At the turn of the nineteenth century the population of London was around the one million mark. Only fifty years later it touched two and a half million, with the highest proportion of inhabitants living in the east. Overcrowding was made even worse when thousands of residential properties within the city were torn down to make way for commercial outlets like offices and warehouses. To meet demand jerry-building outside the limits became rife, as London was cut up by new road and railway tracks.

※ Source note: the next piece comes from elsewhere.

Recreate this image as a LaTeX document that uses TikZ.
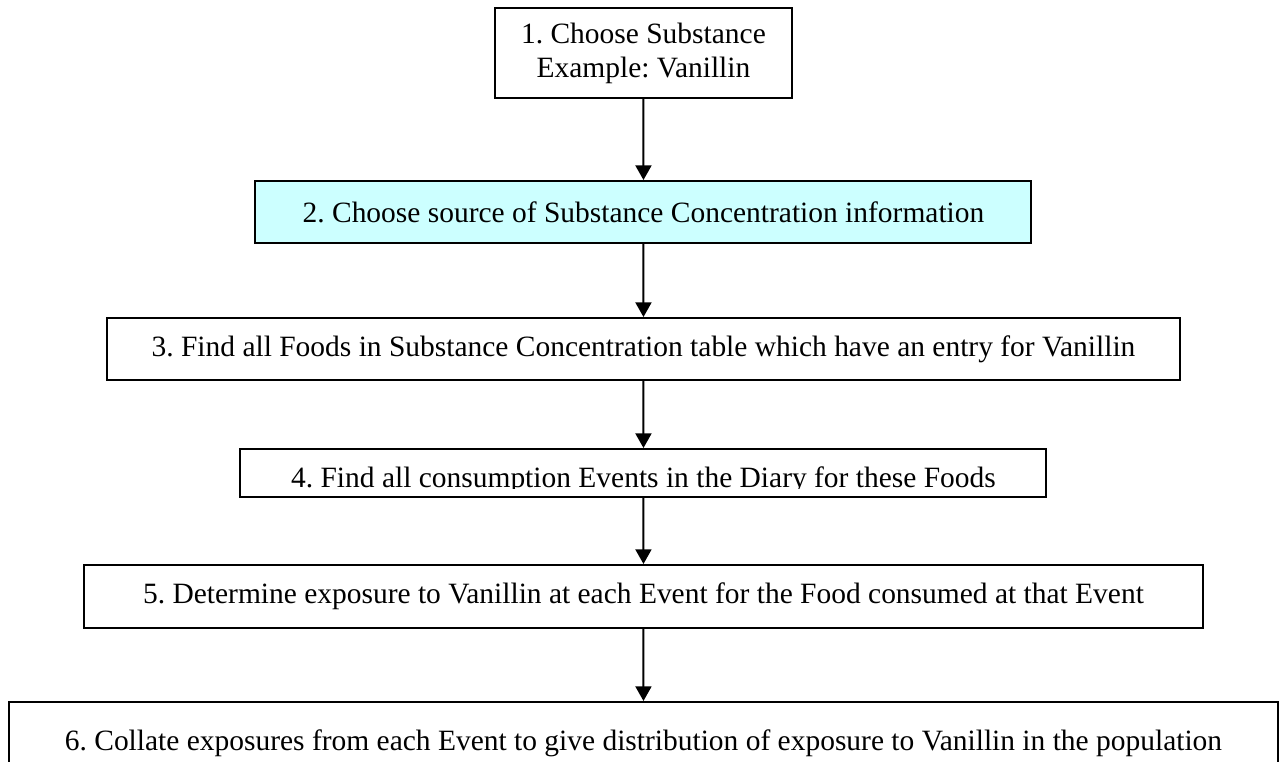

Businessmen and artisans left their neat houses and fled to the suburbs. These inner-city properties were then divided and subdivided to the extent that, instead of sheltering one family, they became the single-roomed homes of ten families. But demand still outstripped supply so, without any planning or quality controls being in place, below-standard housing was thrown up on every available space, turning many areas into little more than shanty towns. Houses that were once airy and well ventilated became hemmed in and overshadowed by new buildings that began to deteriorate as soon as the last brick was laid.
Such was the value of every square foot, that the single entrance to perhaps twelve houses would be a narrow alley leading to a dark and sunless centre court that might never feel a breath of moving air. This area of twelve metres by nine would have three or four privies for the use of some sixty families, or between two and three hundred individuals.
Through no fault of the tenants these rookeries, as they were known, were manufactured slums from day one, and as such were mirrored throughout east London. A room for your family in such a place would set you back 8d. per night. A basement cellar, though it was illegal to let them out, could be had for 4d. However, since they lay six or seven feet below overflowing drains, the streets might have been seen as a preferable option. The fact that there were laws against letting out cellars shows that the authorities at least tried to keep standards up. Overcrowding too was illegal, and constables would regularly check out lodging houses to make sure the law was upheld. But there were many ways, not least a shilling for the peeler every now and then to look the other way, of avoiding the law, which most must have done because little changed for over a hundred years.